Working from the top of the listing below, retype each line through the line containing "const arrY2 = [0.025, 0.67];", both included, with no pictures.

*****

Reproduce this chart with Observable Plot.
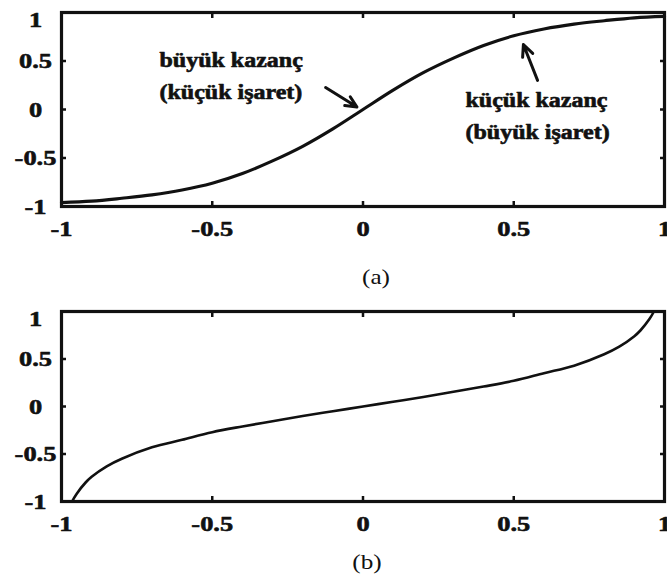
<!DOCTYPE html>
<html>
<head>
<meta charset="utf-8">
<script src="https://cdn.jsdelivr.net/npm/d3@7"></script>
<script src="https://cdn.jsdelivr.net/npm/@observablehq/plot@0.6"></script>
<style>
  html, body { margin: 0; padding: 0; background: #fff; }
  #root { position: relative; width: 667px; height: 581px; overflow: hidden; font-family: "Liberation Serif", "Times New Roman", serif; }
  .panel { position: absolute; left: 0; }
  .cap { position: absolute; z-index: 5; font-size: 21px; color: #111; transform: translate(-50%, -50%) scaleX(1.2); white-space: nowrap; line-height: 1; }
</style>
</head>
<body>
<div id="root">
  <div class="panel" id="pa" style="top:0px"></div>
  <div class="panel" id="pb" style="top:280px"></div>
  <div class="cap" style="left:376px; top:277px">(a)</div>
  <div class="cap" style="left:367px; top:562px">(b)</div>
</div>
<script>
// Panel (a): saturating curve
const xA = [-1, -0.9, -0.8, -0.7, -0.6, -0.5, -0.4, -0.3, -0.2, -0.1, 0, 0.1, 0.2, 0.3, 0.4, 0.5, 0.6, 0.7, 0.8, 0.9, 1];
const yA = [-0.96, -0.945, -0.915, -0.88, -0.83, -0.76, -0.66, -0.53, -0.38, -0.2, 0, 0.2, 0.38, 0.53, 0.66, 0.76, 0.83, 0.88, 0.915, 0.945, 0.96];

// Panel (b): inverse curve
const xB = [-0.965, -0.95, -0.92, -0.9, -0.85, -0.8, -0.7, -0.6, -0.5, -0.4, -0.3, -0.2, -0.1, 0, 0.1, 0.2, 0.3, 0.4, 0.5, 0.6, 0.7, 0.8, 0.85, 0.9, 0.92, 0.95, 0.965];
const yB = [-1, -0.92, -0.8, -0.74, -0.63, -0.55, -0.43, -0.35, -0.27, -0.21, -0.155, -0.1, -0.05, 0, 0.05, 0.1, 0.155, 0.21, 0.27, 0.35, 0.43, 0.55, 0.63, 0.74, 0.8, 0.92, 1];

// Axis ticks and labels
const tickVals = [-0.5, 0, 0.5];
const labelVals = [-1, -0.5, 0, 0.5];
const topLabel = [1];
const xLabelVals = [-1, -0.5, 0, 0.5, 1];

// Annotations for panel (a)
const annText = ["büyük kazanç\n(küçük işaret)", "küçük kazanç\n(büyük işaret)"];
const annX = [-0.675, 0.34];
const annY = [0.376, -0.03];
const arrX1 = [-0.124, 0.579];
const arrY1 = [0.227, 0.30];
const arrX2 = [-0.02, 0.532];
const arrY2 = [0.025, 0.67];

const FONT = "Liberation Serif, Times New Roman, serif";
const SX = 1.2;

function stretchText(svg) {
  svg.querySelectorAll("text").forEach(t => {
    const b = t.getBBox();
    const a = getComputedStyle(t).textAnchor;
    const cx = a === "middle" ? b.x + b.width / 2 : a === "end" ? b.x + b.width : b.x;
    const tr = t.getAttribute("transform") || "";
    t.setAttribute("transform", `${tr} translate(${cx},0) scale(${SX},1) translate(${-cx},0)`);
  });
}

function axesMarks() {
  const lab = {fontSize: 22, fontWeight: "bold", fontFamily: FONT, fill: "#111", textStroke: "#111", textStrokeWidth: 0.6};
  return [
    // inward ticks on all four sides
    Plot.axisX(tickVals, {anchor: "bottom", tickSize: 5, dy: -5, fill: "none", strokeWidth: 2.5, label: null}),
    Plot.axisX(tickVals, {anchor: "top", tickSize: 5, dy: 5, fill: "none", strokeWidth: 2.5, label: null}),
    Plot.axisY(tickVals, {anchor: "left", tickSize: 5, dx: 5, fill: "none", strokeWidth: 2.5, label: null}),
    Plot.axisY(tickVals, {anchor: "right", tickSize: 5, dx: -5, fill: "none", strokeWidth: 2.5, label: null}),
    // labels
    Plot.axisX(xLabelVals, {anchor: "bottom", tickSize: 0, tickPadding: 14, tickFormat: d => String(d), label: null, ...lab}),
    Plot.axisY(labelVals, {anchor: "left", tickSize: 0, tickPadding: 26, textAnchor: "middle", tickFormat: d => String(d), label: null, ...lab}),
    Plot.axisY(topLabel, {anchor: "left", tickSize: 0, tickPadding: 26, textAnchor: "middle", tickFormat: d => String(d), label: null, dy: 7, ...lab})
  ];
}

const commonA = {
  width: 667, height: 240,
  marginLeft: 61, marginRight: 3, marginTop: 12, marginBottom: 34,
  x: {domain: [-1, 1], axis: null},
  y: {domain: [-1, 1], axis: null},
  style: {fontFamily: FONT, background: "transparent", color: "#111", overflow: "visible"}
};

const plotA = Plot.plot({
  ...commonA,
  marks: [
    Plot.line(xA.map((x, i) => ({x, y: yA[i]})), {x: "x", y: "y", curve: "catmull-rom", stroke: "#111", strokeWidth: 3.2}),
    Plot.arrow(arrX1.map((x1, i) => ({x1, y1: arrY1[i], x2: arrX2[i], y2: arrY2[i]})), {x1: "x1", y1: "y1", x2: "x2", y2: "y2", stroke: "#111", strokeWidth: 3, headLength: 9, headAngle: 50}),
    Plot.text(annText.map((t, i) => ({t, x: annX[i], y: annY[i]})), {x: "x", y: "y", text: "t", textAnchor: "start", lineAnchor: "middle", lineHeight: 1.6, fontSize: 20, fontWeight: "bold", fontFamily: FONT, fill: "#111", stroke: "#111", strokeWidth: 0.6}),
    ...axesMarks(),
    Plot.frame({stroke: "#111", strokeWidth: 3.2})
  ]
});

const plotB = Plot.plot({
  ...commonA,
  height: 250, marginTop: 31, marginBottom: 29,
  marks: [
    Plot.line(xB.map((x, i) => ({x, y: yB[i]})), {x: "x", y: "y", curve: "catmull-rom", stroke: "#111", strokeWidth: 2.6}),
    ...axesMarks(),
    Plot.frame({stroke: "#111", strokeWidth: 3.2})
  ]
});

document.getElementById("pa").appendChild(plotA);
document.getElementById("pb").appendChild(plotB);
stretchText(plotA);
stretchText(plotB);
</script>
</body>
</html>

*****

**Expected output**.
Reproduce this chart with Observable Plot.
<!DOCTYPE html>
<html>
<head>
<meta charset="utf-8">
<script src="https://cdn.jsdelivr.net/npm/d3@7"></script>
<script src="https://cdn.jsdelivr.net/npm/@observablehq/plot@0.6"></script>
<style>
  html, body { margin: 0; padding: 0; background: #fff; }
  #root { position: relative; width: 667px; height: 581px; overflow: hidden; font-family: "Liberation Serif", "Times New Roman", serif; }
  .panel { position: absolute; left: 0; }
  .cap { position: absolute; z-index: 5; font-size: 21px; color: #111; transform: translate(-50%, -50%) scaleX(1.2); white-space: nowrap; line-height: 1; }
</style>
</head>
<body>
<div id="root">
  <div class="panel" id="pa" style="top:0px"></div>
  <div class="panel" id="pb" style="top:280px"></div>
  <div class="cap" style="left:376px; top:277px">(a)</div>
  <div class="cap" style="left:367px; top:562px">(b)</div>
</div>
<script>
// Panel (a): saturating curve
const xA = [-1, -0.9, -0.8, -0.7, -0.6, -0.5, -0.4, -0.3, -0.2, -0.1, 0, 0.1, 0.2, 0.3, 0.4, 0.5, 0.6, 0.7, 0.8, 0.9, 1];
const yA = [-0.96, -0.945, -0.915, -0.88, -0.83, -0.76, -0.66, -0.53, -0.38, -0.2, 0, 0.2, 0.38, 0.53, 0.66, 0.76, 0.83, 0.88, 0.915, 0.945, 0.96];

// Panel (b): inverse curve
const xB = [-0.965, -0.95, -0.92, -0.9, -0.85, -0.8, -0.7, -0.6, -0.5, -0.4, -0.3, -0.2, -0.1, 0, 0.1, 0.2, 0.3, 0.4, 0.5, 0.6, 0.7, 0.8, 0.85, 0.9, 0.92, 0.95, 0.965];
const yB = [-1, -0.92, -0.8, -0.74, -0.63, -0.55, -0.43, -0.35, -0.27, -0.21, -0.155, -0.1, -0.05, 0, 0.05, 0.1, 0.155, 0.21, 0.27, 0.35, 0.43, 0.55, 0.63, 0.74, 0.8, 0.92, 1];

// Axis ticks and labels
const tickVals = [-0.5, 0, 0.5];
const labelVals = [-1, -0.5, 0, 0.5];
const topLabel = [1];
const xLabelVals = [-1, -0.5, 0, 0.5, 1];

// Annotations for panel (a)
const annText = ["büyük kazanç\n(küçük işaret)", "küçük kazanç\n(büyük işaret)"];
const annX = [-0.675, 0.34];
const annY = [0.376, -0.03];
const arrX1 = [-0.124, 0.579];
const arrY1 = [0.227, 0.30];
const arrX2 = [-0.02, 0.532];
const arrY2 = [0.025, 0.67];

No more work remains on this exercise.